An East of Kailash ad agency tailored a mania that inspired fence-sitters to get inked and sent non-voters on an unrelenting guilt trip. And they achieved it all with just one word — Pappu, reports Ritika Chopra.

delhi Updated: May 09, 2009 00:11 IST
Ritika Chopra

They made voting Pappular

They tailored a mania that inspired fence-sitters to get inked and sent non-voters on an unrelenting guilt trip. And they achieved it all with just one word — Pappu.

Meet Sanjeev Kumar and his creative team at Span Communication — an advertising agency parked in East of Kailash — which executed the campaign that in all probability made an average Pappu in the country hate his name.

But on the brighter side, the campaign achieved a world of good as the Capital registered the highest poll percentage in the last 20 years.

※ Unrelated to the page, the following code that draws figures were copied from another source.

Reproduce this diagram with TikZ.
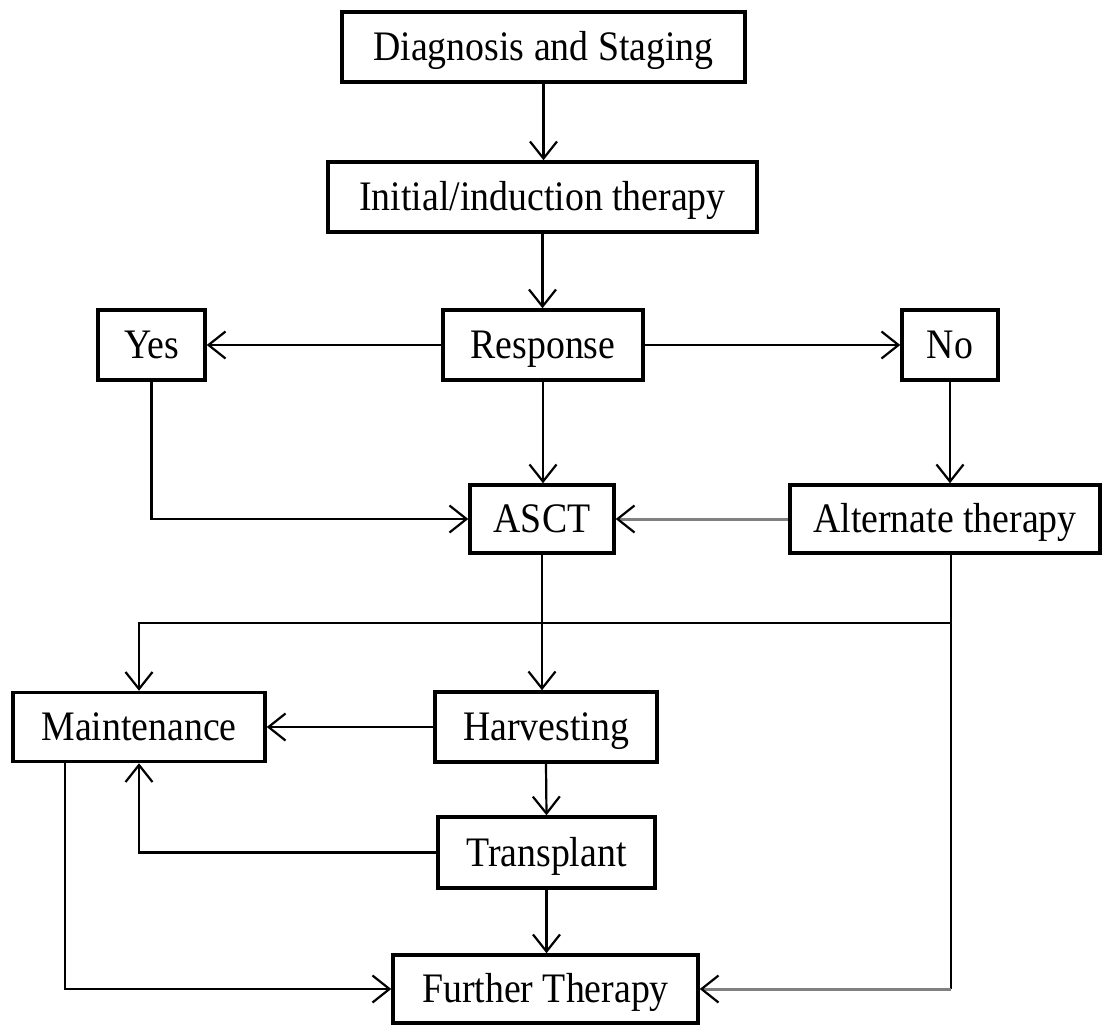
\documentclass[tikz,border=0pt]{standalone}
\usepackage{fontspec}
\setmainfont{Liberation Serif}
\newfontfamily\boxfont{Liberation Serif}[FakeStretch=0.9]
\usepackage{tikz}
\usetikzlibrary{arrows.meta}

\tikzset{
  box/.style={draw, line width=3.5pt, inner sep=0pt, text height=32pt, text depth=5pt,
    font=\boxfont\fontsize{42}{44}\selectfont},
  arr/.style={line width=2.2pt, -{Straight Barb[length=17pt, width=27pt, line width=2.2pt, color=black]}},
  plain/.style={line width=2.2pt},
  greyline/.style={gray, line width=3pt}
}

\begin{document}
\begin{tikzpicture}[x=1pt, y=-1pt]
		\useasboundingbox (0,0) rectangle (1106,1025);
		% boxes, placed at pixel centres
		\node[box, minimum width=403pt, minimum height=70pt] (diag) at (543.5,47) {Diagnosis and Staging};
		\node[box, minimum width=429pt, minimum height=70pt] (init) at (542.5,197) {Initial/induction therapy};
		\node[box, minimum width=200pt, minimum height=70pt] (resp) at (543,345) {Response};
		\node[box, minimum width=107pt, minimum height=70pt] (yes) at (151.5,345) {Yes};
		\node[box, minimum width=96pt, minimum height=70pt] (no) at (950,345) {No};
		\node[box, minimum width=144pt, minimum height=68pt] (asct) at (542,519) {ASCT};
		\node[box, minimum width=310pt, minimum height=68pt] (alt) at (945,519) {Alternate therapy};
		\node[box, minimum width=252pt, minimum height=69pt] (maint) at (139,727) {Maintenance};
		\node[box, minimum width=222pt, minimum height=70pt] (harv) at (546,727) {Harvesting};
		\node[box, minimum width=217pt, minimum height=71pt] (trans) at (546.5,852.5) {Transplant};
		\node[box, minimum width=305pt, minimum height=68pt] (further) at (545.5,989) {Further Therapy};
		% junction points
		\coordinate (altout) at (951,0 |- alt.south);
		\coordinate (split) at (951,623);
		\coordinate (corner) at (altout |- further.east);
		\coordinate (mleft) at (65,0 |- maint.south);
		% connectors
		\draw[arr] (diag.south) -- (diag.south |- init.north);
		\draw[arr] (init.south) -- (init.south |- resp.north);
		\draw[arr] (resp.west) -- (yes.east);
		\draw[arr] (resp.east) -- (no.west);
		\draw[arr] (resp.south) -- (resp.south |- asct.north);
		\draw[arr] (yes.south) |- (asct.west);
		\draw[arr] (no.south) -- (no.south |- alt.north);
		\draw[arr, greyline] (alt.west) -- (asct.east);
		\draw[arr] (asct.south) -- (asct.south |- harv.north);
		\draw[plain] (altout) -- (corner);
		\draw[arr] (split) -| (maint.north);
		\draw[arr, greyline] (corner) -- (further.east);
		\draw[arr] (harv.west) -- (maint.east);
		\draw[arr] (harv.south) -- (trans.north);
		\draw[arr] (trans.west) -| (maint.south);
		\draw[arr] (trans.south) -- (trans.south |- further.north);
		\draw[arr] (mleft) |- (further.west);
\end{tikzpicture}
\end{document}
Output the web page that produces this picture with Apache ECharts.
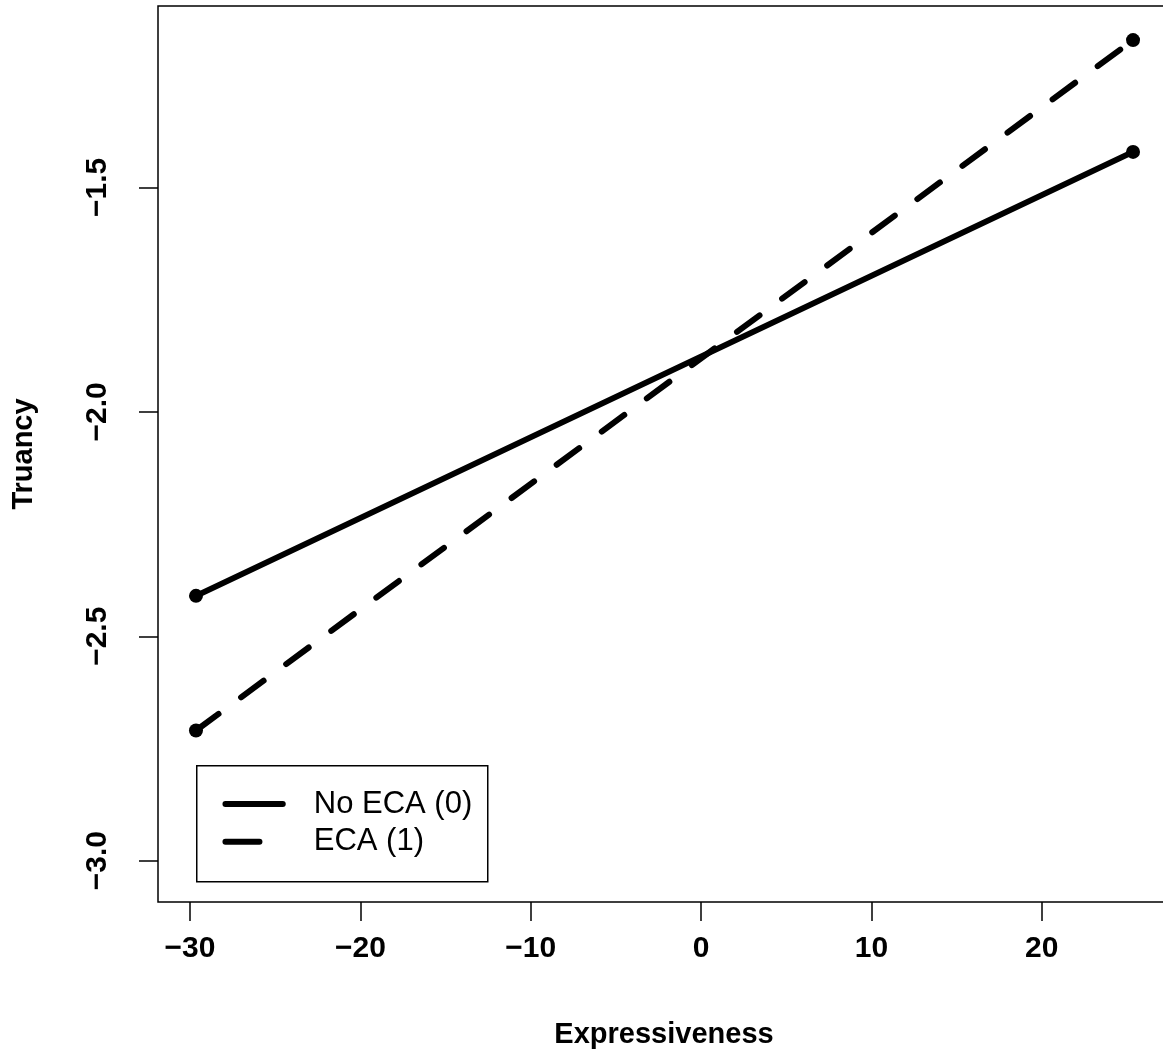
<!DOCTYPE html>
<html>
<head>
<meta charset="utf-8">
<script src="https://cdn.jsdelivr.net/npm/echarts@6/dist/echarts.min.js"></script>
<style>
  html, body { margin: 0; padding: 0; background: #fff; }
  #chart { width: 1163px; height: 1057px; }
</style>
</head>
<body>
<div id="chart"></div>
<script>
// Data
const xEnds = [-29.65, 25.36];
const noEcaValues = [-2.410, -1.421];
const ecaValues = [-2.710, -1.172];
const seriesNames = ['No ECA (0)', 'ECA (1)'];
const xTickValues = [-30, -20, -10, 0, 10, 20];
const yTickValues = [-3.0, -2.5, -2.0, -1.5];

const FONT = '"Liberation Sans", Arial, Helvetica, sans-serif';
const chart = echarts.init(document.getElementById('chart'), null, { renderer: 'canvas' });

function fmtMinus(v, digits) {
  const s = digits != null ? Math.abs(v).toFixed(digits) : String(Math.abs(v));
  return (v < 0 ? '\u2212' : '') + s;
}

const option = {
  backgroundColor: '#ffffff',
  animation: false,
  grid: {
    left: 158, top: 6, width: 1012, height: 896,
    outerBoundsMode: 'none', containLabel: false,
    show: true, borderColor: '#000', borderWidth: 1.5, backgroundColor: 'transparent'
  },
  xAxis: {
    type: 'value',
    min: -31.88, max: 27.53,
    name: 'Expressiveness',
    nameLocation: 'middle',
    nameGap: 118,
    nameTextStyle: { fontFamily: FONT, fontWeight: 'bold', fontSize: 29, color: '#000' },
    axisLine: { show: false, onZero: false },
    splitLine: { show: false },
    axisTick: { show: true, length: 19, inside: false, customValues: xTickValues, lineStyle: { color: '#000', width: 1.5 } },
    axisLabel: {
      customValues: xTickValues, margin: 32,
      fontFamily: FONT, fontWeight: 'bold', fontSize: 30, color: '#000',
      formatter: v => fmtMinus(v)
    }
  },
  yAxis: {
    type: 'value',
    min: -3.092, max: -1.096,
    name: 'Truancy',
    nameLocation: 'middle',
    nameGap: 120,
    nameTextStyle: { fontFamily: FONT, fontWeight: 'bold', fontSize: 29, color: '#000' },
    axisLine: { show: false, onZero: false },
    splitLine: { show: false },
    axisTick: { show: true, length: 19, inside: false, customValues: yTickValues, lineStyle: { color: '#000', width: 1.5 } },
    axisLabel: {
      customValues: yTickValues, margin: 45, rotate: 90,
      fontFamily: FONT, fontWeight: 'bold', fontSize: 30, color: '#000',
      formatter: v => fmtMinus(v, 1)
    }
  },
  series: [
    {
      name: seriesNames[0], type: 'line',
      data: xEnds.map((x, i) => [x, noEcaValues[i]]),
      symbol: 'circle', symbolSize: 14,
      itemStyle: { color: '#000' },
      lineStyle: { color: '#000', width: 6, cap: 'round' }
    },
    {
      name: seriesNames[1], type: 'line',
      data: xEnds.map((x, i) => [x, ecaValues[i]]),
      symbol: 'circle', symbolSize: 14,
      itemStyle: { color: '#000' },
      lineStyle: { color: '#000', width: 6, type: [28, 28], cap: 'round' }
    }
  ],
  graphic: [
    {
      type: 'group', left: 196, top: 765,
      children: [
        { type: 'rect', shape: { x: 0, y: 0, width: 291, height: 116 },
          style: { fill: '#fff', stroke: '#000', lineWidth: 1.5 } },
        { type: 'line', shape: { x1: 28.7, y1: 38.3, x2: 86, y2: 38.3 },
          style: { stroke: '#000', lineWidth: 6, lineCap: 'round' } },
        { type: 'line', shape: { x1: 28.7, y1: 76, x2: 62.7, y2: 76 },
          style: { stroke: '#000', lineWidth: 6, lineCap: 'round' } },
        { type: 'text', x: 117, y: 38.3,
          style: { text: seriesNames[0], fontFamily: FONT, fontSize: 31, fill: '#000', verticalAlign: 'middle', align: 'left' } },
        { type: 'text', x: 117, y: 76,
          style: { text: seriesNames[1], fontFamily: FONT, fontSize: 31, fill: '#000', verticalAlign: 'middle', align: 'left' } }
      ]
    }
  ]
};
chart.setOption(option);
</script>
</body>
</html>
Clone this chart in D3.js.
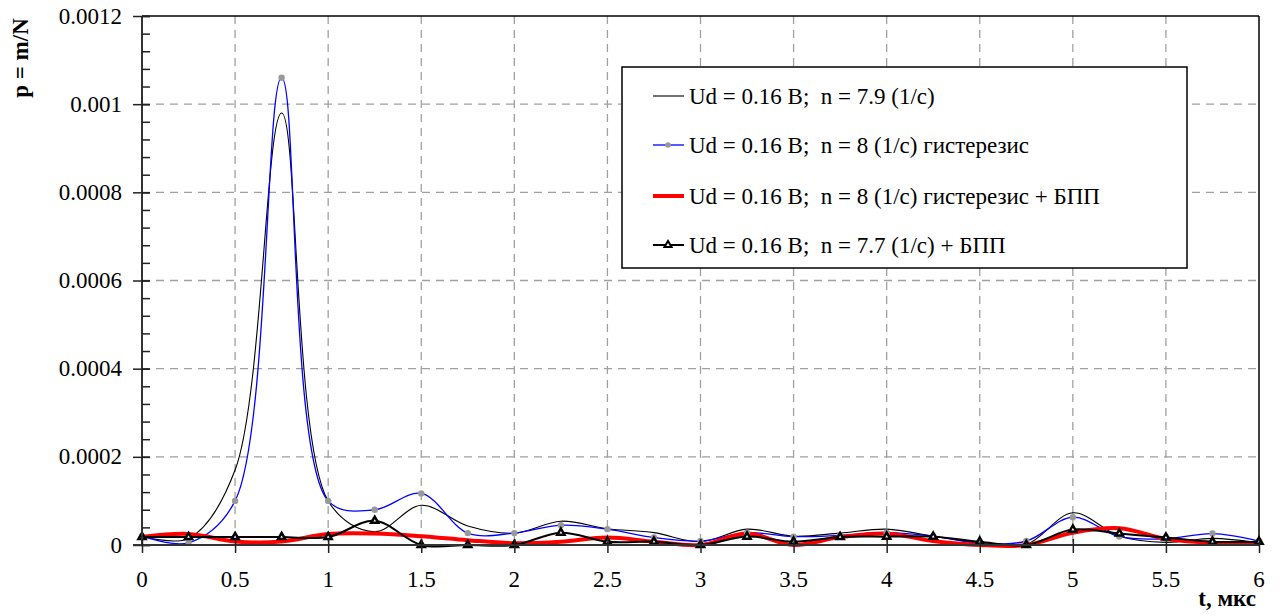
<!DOCTYPE html>
<html><head><meta charset="utf-8">
<script src="https://cdn.jsdelivr.net/npm/d3@7"></script>
<style>text{font-family:"Liberation Serif";}</style>
</head>
<body style="margin:0;background:#fff">
<svg id="c" width="1282" height="616" font-family="Liberation Serif"></svg>
<script>
const tValues = [0,0.25,0.5,0.75,1,1.25,1.5,1.75,2,2.25,2.5,2.75,3,3.25,3.5,3.75,4,4.25,4.5,4.75,5,5.25,5.5,5.75,6];
const s1 = [0.00002,0.000015,0.00017,0.00098,0.0001,0.00003,0.00009,0.000043,0.000027,0.000054,0.000037,0.000028,0.0000075,0.000036,0.00002,0.000027,0.000036,0.00002,0.000005,0.000001,0.000073,0.00002,0.000006,0.000015,0.000005];
const s2 = [0.00002,0.000005,0.0001,0.00106,0.0001,0.00008,0.000117,0.000027,0.000027,0.000045,0.000036,0.000017,0.000009,0.000028,0.000019,0.000022,0.000028,0.00002,0.000004,0.000009,0.000063,0.000019,0.000014,0.000026,0.000009];
const s3 = [0.000018,0.000025,0.000008,0.000008,0.000025,0.000026,0.00002,0.000011,0.000004,0.0000075,0.000017,0.0000075,0.0,0.000026,0.0,0.000018,0.000026,0.000009,0.0,0.0,0.000028,0.000038,0.000014,0.000005,0.000005];
const s4 = [0.000018,0.000018,0.000018,0.000018,0.000018,0.000055,0.0,0.0,0.0,0.000028,0.0000075,0.0000075,0.0,0.000019,0.0000075,0.000018,0.000019,0.000019,0.0000075,0.0,0.000035,0.000026,0.000017,0.0000075,0.0000075];
const seriesNames = [
  "Ud = 0.16 В;  n = 7.9 (1/с)",
  "Ud = 0.16 В;  n = 8 (1/с) гистерезис",
  "Ud = 0.16 В;  n = 8 (1/с) гистерезис + БПП",
  "Ud = 0.16 В;  n = 7.7 (1/с) + БПП"
];
const xTicks = [0,0.5,1,1.5,2,2.5,3,3.5,4,4.5,5,5.5,6];
const yTicks = [0,0.0002,0.0004,0.0006,0.0008,0.001,0.0012];
const yTickLabels = ["0","0.0002","0.0004","0.0006","0.0008","0.001","0.0012"];
const xTickLabels = ["0","0.5","1","1.5","2","2.5","3","3.5","4","4.5","5","5.5","6"];
const yMinor = d3.range(0,31).map(i=>i*0.00004);
const yTitle = "p = m/N";
const xTitle = "t, мкс";

const svg = d3.select("#c");
const L=142,R=1259,T=16,B=545;
const x = d3.scaleLinear().domain([0,6]).range([L,R]);
const y = d3.scaleLinear().domain([0,0.0012]).range([B,T]);
const FS = 23;
function serif(sel){
  return sel.attr("font-size",FS).attr("font-family","Liberation Serif")
    .style("font-family",'"Times New Roman"');
}

// grid
const grid = svg.append("g");
grid.selectAll("line.v").data(xTicks.slice(1,-1)).join("line")
  .attr("x1",d=>x(d)).attr("x2",d=>x(d)).attr("y1",T).attr("y2",B)
  .attr("stroke","#a0a0a0").attr("stroke-width",1.3).attr("stroke-dasharray","8,6");
grid.selectAll("line.h").data(yTicks.slice(1,-1)).join("line")
  .attr("x1",L).attr("x2",R).attr("y1",d=>y(d)).attr("y2",d=>y(d))
  .attr("stroke","#a0a0a0").attr("stroke-width",1.3).attr("stroke-dasharray","8,6");

svg.append("line").attr("x1",L).attr("x2",R).attr("y1",T).attr("y2",T).attr("stroke","#000").attr("stroke-width",1.5);
svg.append("line").attr("x1",R).attr("x2",R).attr("y1",T).attr("y2",B).attr("stroke","#000").attr("stroke-width",1.5);

// series
const data = [s1,s2,s3,s4];
const line = d3.line().x((d,i)=>x(tValues[i])).y(d=>y(d)).curve(d3.curveCatmullRom.alpha(0.5));
const styles = [
  {stroke:"#000",w:1.1},
  {stroke:"#0000ff",w:1.3},
  {stroke:"#ff0000",w:4},
  {stroke:"#000",w:2}
];
data.forEach((s,k)=>{
  svg.append("path").datum(s).attr("d",line).attr("fill","none")
    .attr("stroke",styles[k].stroke).attr("stroke-width",styles[k].w);
});
const tri = d3.symbol().type(d3.symbolTriangle).size(22);
svg.append("g").selectAll("circle").data(s2).join("circle")
  .attr("cx",(d,i)=>x(tValues[i])).attr("cy",d=>y(d)).attr("r",3.2).attr("fill","#999");
svg.append("g").selectAll("path").data(s4).join("path")
  .attr("d",tri).attr("transform",(d,i)=>`translate(${x(tValues[i])},${y(d)})`)
  .attr("fill","#fff").attr("stroke","#000").attr("stroke-width",2.5);

// axes
const yAxis = svg.append("g").attr("transform",`translate(${L},0)`)
  .call(d3.axisLeft(y).tickValues(yTicks).tickFormat("").tickSize(9));
yAxis.selectAll(".tick line").attr("x1",8);
const yMin = svg.append("g").attr("transform",`translate(${L},0)`)
  .call(d3.axisRight(y).tickValues(yMinor).tickSize(8).tickFormat(""));
yMin.select(".domain").remove();
const xAxis = svg.append("g").attr("transform",`translate(0,${B})`)
  .call(d3.axisBottom(x).tickValues(xTicks).tickFormat("").tickSize(8));
xAxis.selectAll(".tick line").attr("y1",-6);
[yAxis,yMin,xAxis].forEach(g=>{
  g.attr("font-family",null).attr("font-size",null);
  g.selectAll(".domain").attr("stroke","#333").attr("stroke-width",2);
  g.selectAll(".tick line").attr("stroke","#222").attr("stroke-width",1.5);
  g.selectAll("text").remove();
});
yAxis.select(".domain").attr("d",`M0,${T}V${B}`);
xAxis.select(".domain").attr("d",`M${L-9},0H${R}`);

const labels = svg.append("g");
yTicks.forEach((v,i)=>{
  serif(labels.append("text")).attr("x",L-20).attr("y",y(v)).attr("dy","0.33em")
    .attr("text-anchor","end").text(yTickLabels[i]);
});
xTicks.forEach((v,i)=>{
  serif(labels.append("text")).attr("x",x(v)).attr("y",B+42)
    .attr("text-anchor","middle").text(xTickLabels[i]);
});

// titles
serif(svg.append("text")).attr("transform","translate(28,58) rotate(-90)").attr("text-anchor","middle")
  .attr("font-weight","bold").text(yTitle);
serif(svg.append("text")).attr("x",1256).attr("y",606).attr("text-anchor","end")
  .attr("font-weight","bold").text(xTitle);

// legend
const lg = svg.append("g");
lg.append("rect").attr("x",622).attr("y",67).attr("width",565).attr("height",201)
  .attr("fill","#fff").attr("stroke","#000").attr("stroke-width",1.5);
const rowsY = [96,145,196,245];
seriesNames.forEach((n,k)=>{
  const yy = rowsY[k];
  lg.append("line").attr("x1",653).attr("x2",684).attr("y1",yy).attr("y2",yy)
    .attr("stroke",styles[k].stroke).attr("stroke-width",styles[k].w);
  if(k===1) lg.append("circle").attr("cx",668).attr("cy",yy).attr("r",2.8).attr("fill","#999");
  if(k===3) lg.append("path").attr("d",tri).attr("transform",`translate(668,${yy})`).attr("fill","#fff").attr("stroke","#000").attr("stroke-width",2);
  serif(lg.append("text")).attr("x",689).attr("y",yy).attr("dy","0.35em")
    .style("white-space","pre").text(n);
});
</script>
</body></html>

The start, however, wasn’t as great as the finish. In fact, it was ridden with fear and scepticism, according to Kumar, vice-president of Span Communication. “I was really nervous at the time we were recording the sample jingle for the presentation to be made to the state election commission. Honestly, it was just too bold to be approved by any bureaucrat. But the jingle was an instant hit with Chief Electoral Officer Satbir Silas Bedi,” said Kumar as he flipped pages of a presentation book that illustrated the campaign’s journey from nothingness to success.

The song Pappu Can’t Dance Saala was chosen for reasons of practicality. “This number was a hit on the charts around the time we were brainstorming for options. The brief was to address the traditional non-voters — the urban crowd. Choosing this track made the most sense then,” said Shilpa Kumar, business head.

Though the start was small and simple, the campaign assumed instant ubiquity once the media acquired a liking for it. “The Pappu drive was meant only for Delhi, but things changed completely once the media latched on to it. Everyone across the country was in the know and the word Pappu made way into the day-to-day speak of youngsters. As a result, we ended up making 16 radio spots, 16 print and two television advertisements,” said Naresh Kheterpal, CEO, Span Communication.

A lot has changed for the agency since then. The campaign’s success has put the spotlight on Span Communication. “We are being noticed. Now we can proudly claim that social awareness drives is our forte,” said Kumar.But what happens to iconic Pappu with the elections drawing to a close? “Chances are you may see him again but in another avatar,’ said Kheterpal.